# Need some fresh opinions on my upcoming SFF build



## PrudentPrincess (Jun 28, 2007)

Hey fellow builders! I am buying a Small Form Factor cube LAN party PC this September. I have researched many of the parts, and plan to change this list a lot in the next two months. 
These are all links from newegg, but I will be buying some parts from TigerDirect and other vendors due to price/availability issues on Newegg. Please give me constructive feedback.
Case : Thermaltake LANBOX Lite

Motherboard :  GIGABYTE GA-G33M-DS2R LGA 775
Video Card : EVGA GeForce 8800GTS 640MB GDDR3
PSU :  OCZ GameXStream 600w
Processor :  Intel Core 2 Duo E6600
Memory : Corsair XMS2 2gb (2x1gb)
CD / DVD Burner : CD/DVD+RW burner w/lightscribe (SATA)
Extra cooler (PCI) for 8800 : PCI Fan

I'm putting in the extra 60mm fan above the PCI slots and will be mounting one intake and one exhaust 120mm fan on the right side of the case.
(This is my first post on the Power Up forums btw)
--PrudentPrincess


----------



## pt (Jun 28, 2007)

welcome to the forums 

seems like a nice build, i'm not so sure about 2 things
can 88gts fit the case?
has the case enough airflow to dissipate the heat of a 88gts and a overclocked c2d (assuming you're going to overclock)?
everything else seems fine


----------



## Deleted member 3 (Jun 28, 2007)

If you want a small machine why bother with an optical drive and why the 600W PSU?


----------



## pt (Jun 28, 2007)

DanTheBanjoman said:


> If you want a small machine why bother with an optical drive and why the 600W PSU?



i think the answer will be:
1 - to install the games
2 - the power the 88gts


----------



## PrudentPrincess (Jun 28, 2007)

pt said:


> i think the answer will be:
> 1 - to install the games
> 2 - the power the 88gts



Oh, I was just gonna through an 8800 at him.


----------



## bruins004 (Jun 28, 2007)

I would suggest against the GameXStream since OCZ PSUs have been pretty bad lately.
Plus since its a small case, you would prob. want a modular PSU.
Look at the Corsair HX520W PSU.
That will be plenty plus its modular


----------



## PrudentPrincess (Jun 28, 2007)

Yeah I'm either going Silverstonetek or a modular unit.
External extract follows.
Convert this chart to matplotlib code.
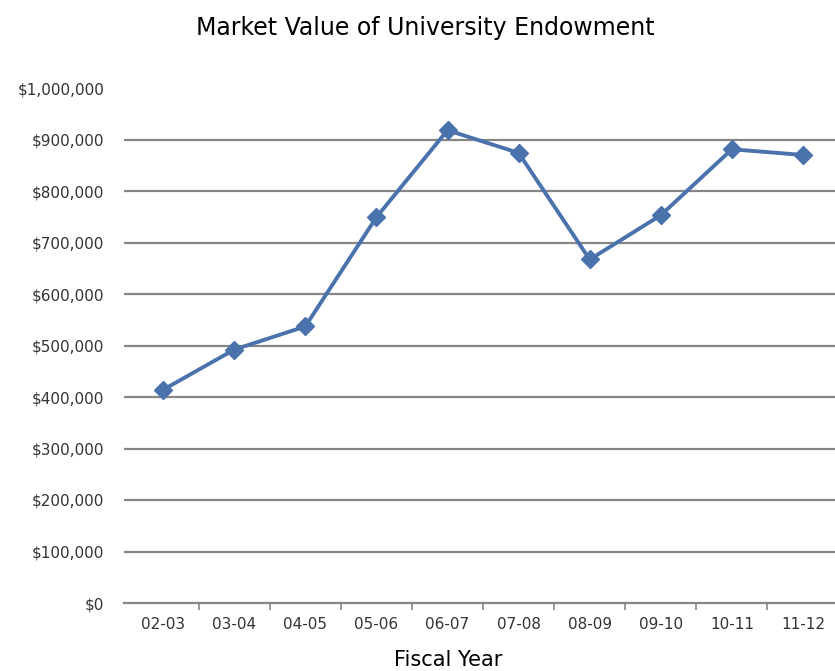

Hell, I have 2 months!


----------



## PrudentPrincess (Jun 28, 2007)

*Update...Already*

*Update...Already*
I know I JUST posted this last night, but I'm planning to setup multiple red coldcathodes near the vents to give my case a nice red glow. Input?
*Artist's rendition:*


----------



## Kammster (Jun 29, 2007)

in small boxes low maintenance isn't a priority, low heat and quiet. 
i think there is a thread about fitting the 8800 in a lanbox


----------



## PrudentPrincess (Jul 3, 2007)

Hey, don't mean to bump, but I really want quality input on SFF builds. Comments like : It will get hot, and "If you want a small machine why bother with an optical drive" aren't helping. Is the case worth it? Is there a cooler Micro ATX case? So on and so forth.


----------